TNC, bekasi, selasa(18/6)–Pada tahun 1989, Kiai Syansuri Badawi, seorang ahli fiqih, terlibat dalam dunia politik sementara Kiai Mukhtar Syafa'at, seorang sufi, memilih untuk tetap menjaga jarak dari politik. Meskipun keduanya memiliki pandangan yang berbeda eksternalnya, namun pada inti hati keduanya memiliki niatan yang sama, baik dari sisi naqliyyan maupun aqliyyan. Hal ini mengingatkan kita pada masa dimana fikih dan tasawuf belum didamaikan oleh al-Ghazali.
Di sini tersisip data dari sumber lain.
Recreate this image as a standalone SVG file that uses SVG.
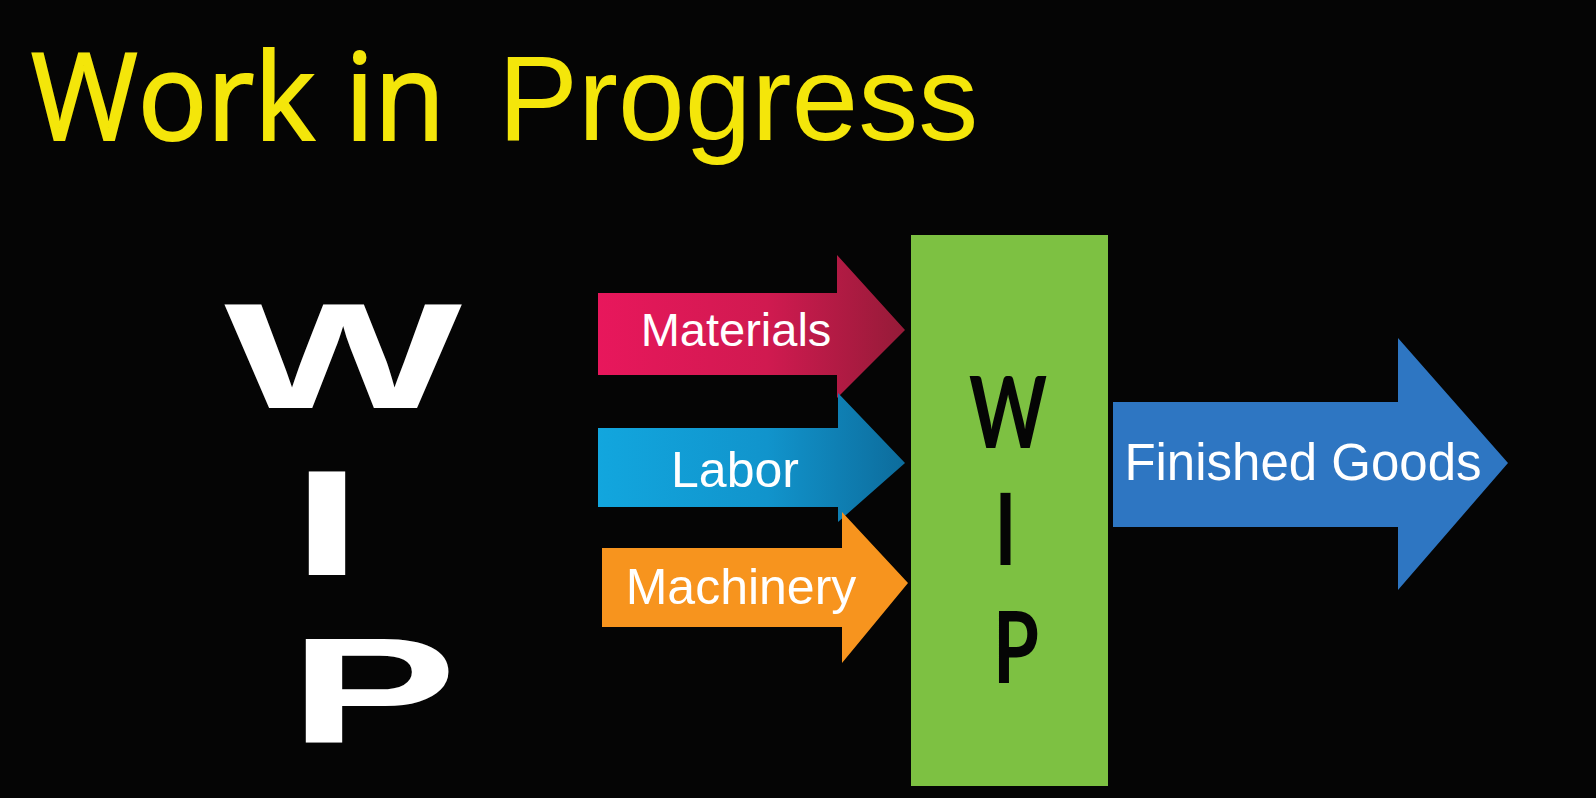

Kiai Syansuri memberikan tanggapannya terhadap pandangan bahwa politik merupakan hal yang kotor dengan menyatakan bahwa kekotoran dapat terjadi di mana saja, bukan hanya di dunia politik. Baginya, terlibat dalam politik adalah sebuah bentuk pengabdian pada agama, dan itu menjadi landasan kuat sehingga tidak perlu takut untuk terlibat dalam "kekotoran" tersebut. Menurutnya, tugas setiap muslim adalah membersihkan kekotoran tersebut dengan melakukan amar ma'ruf nahi munkar.
Di sisi lain, Kiai Syafa'at merespons mengenai kiai yang enggan terlibat dalam politik dengan menyatakan bahwa dirinya memilih untuk fokus pada kegiatan keagamaan, yaitu mengaji. Menurutnya, hanya orang NU yang mampu menyelenggarakan pengajian dengan benar dan dihadiri oleh banyak orang, sehingga hal ini menjadi potensi untuk melaksanakan amar ma'ruf nahi munkar, yang juga merupakan perjuangan untuk umat.
Dalam hubungan agama-negara, al-Ghazali menyatakan bahwa kekuasaan dan agama merupakan saudara kembar, dimana agama menjadi dasar yang kuat sementara kekuasaan menjadi penjaganya. Kiai Syafa'at memilih peran sebagai penguat dasar agama, sedangkan Kiai Syansuri memilih peran sebagai penjaganya. Dengan demikian, tidak ada yang perlu berselisih asalkan memiliki niat dan tujuan yang sama.